Man who attacked House lobby where Ashli Babbitt was shot is convicted

A Kentucky man who was part of a mob smashing windows to the House Speaker’s Lobby in the Capitol on Jan. 6, which led to Ashli Babbitt trying to climb through before being fatally shot by police, was convicted Thursday of two felonies and seven misdemeanors, including obstruction of an official proceeding and destruction of government property.

Chad Barrett Jones, 45, of Mount Washington, Ky., was captured on video as part of a group of Donald Trump supporters cursing U.S. Capitol Police officers who were standing outside the glass doors to the Speaker’s Lobby while members of Congress were preparing to evacuate as rioters neared. Behind the glass were chairs and tables, and also an armed Capitol Police lieutenant, Michael Byrd.

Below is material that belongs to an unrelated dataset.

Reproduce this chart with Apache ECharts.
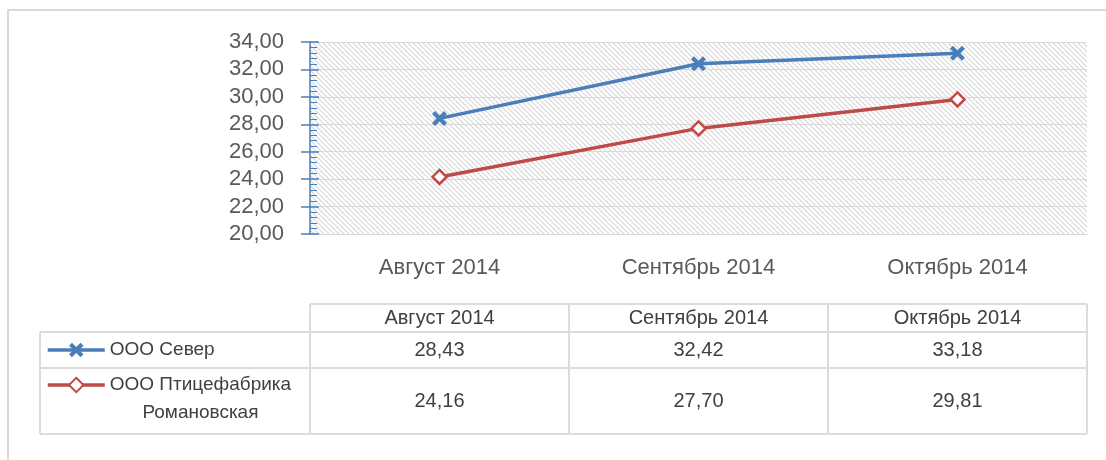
<!doctype html>
<html>
<head>
<meta charset="utf-8">
<title></title>
<style>html,body{margin:0;padding:0;background:#fff;}</style>
<script src="https://cdn.jsdelivr.net/npm/echarts@6/dist/echarts.min.js"></script>
</head>
<body>
<div id="main" style="width:1106px;height:460px;"></div>
<script>
// данные
var months = ['Август 2014', 'Сентябрь 2014', 'Октябрь 2014'];
var names = ['ООО Север', 'ООО Птицефабрика Романовская'];
var sever = [28.43, 32.42, 33.18];
var ptica = [24.16, 27.70, 29.81];
var yMin = 20, yMax = 34, yStep = 2;

var font = '"Liberation Sans", Arial, sans-serif';
var blue = '#4a7ebb', red = '#be4b48', gridGray = '#d9d9d9';

function fmt(v) {
	return v.toFixed(2).replace('.', ',');
}

// штриховка фона
function hatch() {
	var s = 5;
	var c = document.createElement('canvas');
	c.width = s; c.height = s;
	var g = c.getContext('2d');
	g.strokeStyle = '#d6d6d6';
	g.lineWidth = 1.1;
	g.beginPath();
	g.moveTo(-1, -1); g.lineTo(s + 1, s + 1);
	g.moveTo(-1, s - 1); g.lineTo(1, s + 1);
	g.moveTo(s - 1, -1); g.lineTo(s + 1, 1);
	g.stroke();
	return c;
}

var xMark = 'path://M0,2 L2,0 L5,3 L8,0 L10,2 L7,5 L10,8 L8,10 L5,7 L2,10 L0,8 L3,5 Z';

var chart = echarts.init(document.getElementById('main'));

var option = {
	animation: false,
	grid: {
		left: 310, right: 19, top: 42, bottom: 226,
		show: true,
		borderWidth: 0,
		backgroundColor: { image: hatch(), repeat: 'repeat' }
	},
	legend: [{
		data: [names[0]],
		left: 46, top: 336, padding: 0,
		itemWidth: 57, itemHeight: 18,
		lineStyle: { width: 3.5 },
		textStyle: { fontFamily: font, fontSize: 19, color: '#404040', lineHeight: 28 }
	}, {
		data: [names[1]],
		left: 46, top: 343, padding: 0,
		itemWidth: 57, itemHeight: 18,
		lineStyle: { width: 3.5 },
		formatter: function (n) {
			var p = n.split(' ');
			return '{a|' + p[0] + ' ' + p[1] + '}\n{b|' + p[2] + '}';
		},
		textStyle: {
			fontFamily: font, fontSize: 19, color: '#404040', lineHeight: 28,
			padding: [28, 0, 0, 0],
			rich: {
				a: { fontFamily: font, fontSize: 19, color: '#404040', lineHeight: 28 },
				b: { fontFamily: font, fontSize: 19, color: '#404040', lineHeight: 28, align: 'center' }
			}
		}
	}],
	xAxis: {
		type: 'category',
		data: months,
		axisLine: { lineStyle: { color: gridGray, width: 1 } },
		axisTick: { show: false },
		axisLabel: { fontFamily: font, fontSize: 22, color: '#595959', margin: 23 }
	},
	yAxis: [{
		type: 'value',
		min: yMin, max: yMax, interval: yStep,
		axisLine: { show: true, lineStyle: { color: blue, width: 1.5 } },
		axisTick: { show: true, length: 9, lineStyle: { color: blue, width: 1.5 } },
		axisLabel: { fontFamily: font, fontSize: 22, color: '#595959', margin: 26, formatter: fmt },
		splitLine: { lineStyle: { color: gridGray, width: 1 } }
	}, {
		// второй экземпляр оси: засечки внутрь + промежуточные
		type: 'value',
		position: 'right',
		offset: -777,
		min: yMin, max: yMax, interval: yStep,
		axisLine: { show: false },
		axisTick: { show: true, length: 9, lineStyle: { color: blue, width: 1.5 } },
		minorTick: { show: true, splitNumber: 5, length: 7, lineStyle: { color: blue, width: 1 } },
		axisLabel: { show: false },
		splitLine: { show: false }
	}],
	series: [{
		name: names[0],
		type: 'line',
		data: sever,
		symbol: xMark,
		symbolSize: 15,
		lineStyle: { color: blue, width: 3.5 },
		itemStyle: { color: blue }
	}, {
		name: names[1],
		type: 'line',
		data: ptica,
		symbol: 'diamond',
		symbolSize: 14,
		lineStyle: { color: red, width: 3.5 },
		itemStyle: { color: '#fff', borderColor: red, borderWidth: 2.5 }
	}]
};

chart.setOption(option);

// таблица данных под графиком
var cx = months.map(function (m) { return chart.convertToPixel({ xAxisIndex: 0 }, m); });
var half = (cx[1] - cx[0]) / 2;
var colL = 40, tblL = cx[0] - half, tblR = cx[cx.length - 1] + half;
var rowY = [304, 332, 368, 434];
var els = [];
var lc = '#dcdcdc';

function hline(x1, x2, y) {
	els.push({ type: 'line', shape: { x1: x1, y1: y, x2: x2, y2: y }, style: { stroke: lc, lineWidth: 2 }, silent: true });
}
function vline(x, y1, y2) {
	els.push({ type: 'line', shape: { x1: x, y1: y1, x2: x, y2: y2 }, style: { stroke: lc, lineWidth: 2 }, silent: true });
}
function txt(x, y, s) {
	els.push({ type: 'text', x: x, y: y, style: { text: s, fill: '#404040', font: '20px ' + font, textAlign: 'center', textVerticalAlign: 'middle' }, silent: true });
}

// рамка
els.push({ type: 'line', shape: { x1: 7, y1: 10, x2: 1106, y2: 10 }, style: { stroke: gridGray, lineWidth: 2 }, silent: true });
els.push({ type: 'line', shape: { x1: 8, y1: 10, x2: 8, y2: 460 }, style: { stroke: gridGray, lineWidth: 2 }, silent: true });

hline(tblL, tblR, rowY[0]);
hline(colL, tblR, rowY[1]);
hline(colL, tblR, rowY[2]);
hline(colL, tblR, rowY[3]);
vline(colL, rowY[1], rowY[3]);
vline(tblL, rowY[0], rowY[3]);
for (var i = 0; i < months.length; i++) {
	vline(cx[i] + half, rowY[0], rowY[3]);
	txt(cx[i], (rowY[0] + rowY[1]) / 2, months[i]);
	txt(cx[i], (rowY[1] + rowY[2]) / 2, fmt(sever[i]));
	txt(cx[i], (rowY[2] + rowY[3]) / 2, fmt(ptica[i]));
}

chart.setOption({ graphic: { elements: els } });
</script>
</body>
</html>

Jones, in a red coat and gray knit cap, and others were punching and striking the glass panels. The three Capitol Police officers are seen in the video walking away from the doors as an armed tactical squad approaches from behind. The mob began slamming the glass with fists and hard objects, and Jones was accused of hitting one panel at least 10 times.

As another panel collapsed, Babbitt is seen in the video climbing up into the frame through the broken glass, and was then fatally shot by Byrd. Byrd was cleared of any criminal charges by the Justice Department.

A family member who saw Jones on a news program reported him to the FBI on Jan. 8, 2021, according to court records. The family member told agents that Jones wanted to explain “why it all was happening and why it was a hoax.”

Jones was arrested on Jan. 16, 2021, and later indicted on nine counts, five of them felonies. Instead of a jury trial, he chose a bench trial before Senior U.S. District Judge Richard J. Leon, who was handling his first Jan. 6 case.

During the four-day trial last week, Leon granted a motion by defense attorney William C. Brennan Jr. to strike the words “deadly and dangerous weapon” from three counts, lowering them from felonies to misdemeanors. Leon ruled that the wooden flagpole was not inherently dangerous, and that “even when he [Jones] was being pushed out of the Capitol by officers, he never used it as a weapon.”

Although that decision lowered Jones’s possible sentencing range on those counts, Leon still found Jones guilty of the felonies obstruction of an official proceeding, with a maximum possible sentence of 20 years, and impeding police during a civil disorder. No judge has imposed the maximum sentence on a Jan. 6 defendant for obstruction of an official proceeding. The longest sentence imposed on a Jan. 6 defendant was 18 years, which was given to Oath Keepers founder Stewart Rhodes and included many other charges in addition to obstruction.

“He knew Congress was meeting,” Leon said of Jones. “His attempting to break down a window outside the House chamber impeded the House certification” of the electoral vote.

Jones’s sentencing is set for Nov. 8.